In the meantime, many political insiders are keenly watching whether Cassidy will vote to confirm Judge Ketanji Brown Jackson as the first Black female U.S. Supreme Court Justice. The Senate is expected to vote on her nomination in early April. “The senator’s vote on Judge Jackson will be a signal to either the moderate voters he might be hoping to court or the hard-core right-wing voters that are currently upset with him,” said Eric Holl, a Democratic political consultant in Baton Rouge. “If he runs for governor, he wants moderate Democrats — White and Black — to be part of his coalition.” One big donor who has encouraged Cassidy to run is Richard Lipsey, founder of Lipsey’s, a sporting goods and firearms distributor in Baton Rouge.
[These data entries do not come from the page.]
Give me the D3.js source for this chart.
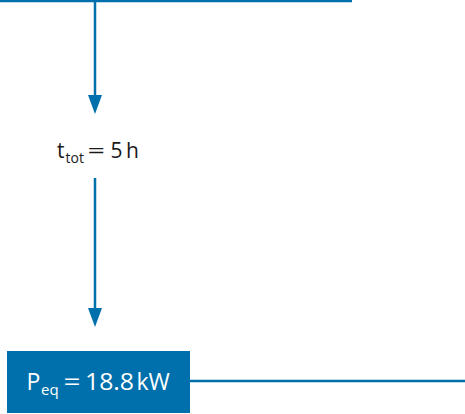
<!DOCTYPE html>
<html>
<head>
<meta charset="utf-8">
<script src="https://cdn.jsdelivr.net/npm/d3@7"></script>
<style>
  html, body { margin: 0; padding: 0; background: #fff; }
  svg { display: block; }
</style>
</head>
<body>
<svg id="chart" width="465" height="414"></svg>
<script>
// Data
const quantities = ["t", "P"];
const subscripts = ["tot", "eq"];
const values = [5, 18.8];
const units = ["h", "kW"];

const W = 465, H = 414;
const blue = "#0070ad";
const svg = d3.select("#chart");
const font = "'Open Sans', sans-serif";

// vertical layout scale (diagram stages: input line, result line)
const y = d3.scaleLinear().domain([0, 1]).range([1, 381]);
const xStem = 95;

// top incoming line
svg.append("line")
  .attr("x1", 0).attr("x2", 352)
  .attr("y1", y(0)).attr("y2", y(0))
  .attr("stroke", blue).attr("stroke-width", 2.5);

function arrow(y0, tip) {
  svg.append("line")
    .attr("x1", xStem).attr("x2", xStem)
    .attr("y1", y0).attr("y2", tip - 17)
    .attr("stroke", blue).attr("stroke-width", 2.5);
  svg.append("path")
    .attr("d", d3.line()([[xStem - 7, tip - 19], [xStem + 7, tip - 19], [xStem, tip]]) + "Z")
    .attr("fill", blue);
}

// label drawn as pieces: symbol, subscript, equals sign, value, unit
function label(s, color) {
  const g = svg.append("g");
  const txt = (x, yy, size, str, len) => {
    const t = g.append("text")
      .attr("x", x).attr("y", yy)
      .attr("font-family", font).attr("font-size", size)
      .attr("fill", color).text(str);
    if (len) t.attr("textLength", len).attr("lengthAdjust", "spacingAndGlyphs");
  };
  txt(s.x0, s.base, s.size, s.sym);
  txt(s.xSub, s.base + s.subDy, s.subSize, s.sub);
  txt(s.xEq, s.base, s.size, "=", s.eqLen);
  txt(s.xVal, s.base, s.size, s.val, s.valLen);
  txt(s.xUnit, s.base, s.size, s.unit);
}

arrow(0, 114);

label({
  sym: quantities[0], sub: subscripts[0], val: String(values[0]), unit: units[0],
  x0: 57, base: 157.5, size: 21, xSub: 65.5, subDy: 5, subSize: 14,
  xEq: 87.5, eqLen: 17.5, xVal: 110.5, xUnit: 126
}, "#1a1a1a");

arrow(178, 327);

// result box
svg.append("rect")
  .attr("x", 7).attr("y", 351)
  .attr("width", 183).attr("height", 62)
  .attr("fill", blue);

label({
  sym: quantities[1], sub: subscripts[1], val: values[1].toFixed(1), unit: units[1],
  x0: 26.5, base: 389.5, size: 23, xSub: 41, subDy: 5.5, subSize: 15,
  xEq: 63.5, eqLen: 17, xVal: 85, valLen: 49, xUnit: 136.5
}, "#fff");

// outgoing line
svg.append("line")
  .attr("x1", 190).attr("x2", W)
  .attr("y1", y(1)).attr("y2", y(1))
  .attr("stroke", blue).attr("stroke-width", 2.5);
</script>
</body>
</html>
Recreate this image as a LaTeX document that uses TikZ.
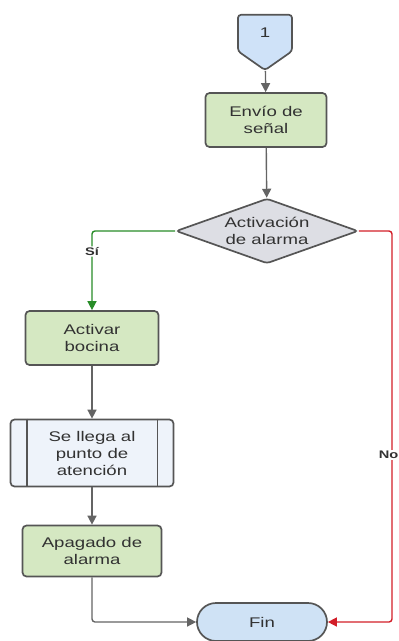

Lipsey has mostly favored Republicans but has also supported Edwards, a Democrat. Lipsey said Cassidy believes he could help move Louisiana forward as governor. “He is considering it, but I don’t know if he’s decided,” Lipsey said. “If Bill would run, he will win. There’s nobody else out there at the moment who would draw from the middle and some from the right and left, like Bill Cassidy.”

That’s what passes for political analysis from The Advocate’s Tyler Bridges. He goes and talks to Holl, a John Bel Edwards flack who mostly spends his time spouting insults on Twitter, and Lipsey, who hasn’t been in touch with Republican voters since he followed Jay Dardenne into Edwards’ camp back in 2015. Somehow this was the basis for thinking Cassidy would vote to confirm Jackson?

Based on nothing. Based on wishful thinking from white Democrats who are starting to realize their irrelevance in Louisiana politics and are trying to find Stupid Party Republicans they can bamboozle into giving them a seat at the table.

Had Cassidy joined Murkowski, Collins and Romney that 36 percent approval number among Louisiana Republicans might have been cut in half. It would be the greatest gift to Billy Nungesser imaginable, because it would have cemented Nungesser as the moderate/RINO hopeful in the 2023 governor’s race.

Cassidy’s team is anything but the most politically savvy, but they’re nowhere near stupid enough to take advice from Eric Holl.

Another theory posited to us last night was that the Cassidy-for-Jackson talk was a ruse intended to lower expectations among Republican voters in Louisiana and thus make him look heroic for voting with his party among conservatives. We’re not persuaded by that one, because while our opinion of The Advocate couldn’t be any lower we’d struggle to believe even their editorial staff would buy into the idea it was sellable.

After all, the majority of Louisiana’s voters aren’t going to start liking Bill Cassidy because he voted with 46 other Republicans against a Supreme Court nomination that was a foregone conclusion. An old, vulgar-but-hilarious Chris Rock standup routine about demanding credit for performing basic duties comes to mind.

But what all of this hype surrounding an obvious decision even Bill Cassidy had no choice but to make clarifies is just how dishonest and dim some of the media and political class in this state really are.

Cassidy’s vote on Jackson is now going to be used to tell us how “severely” conservative he is.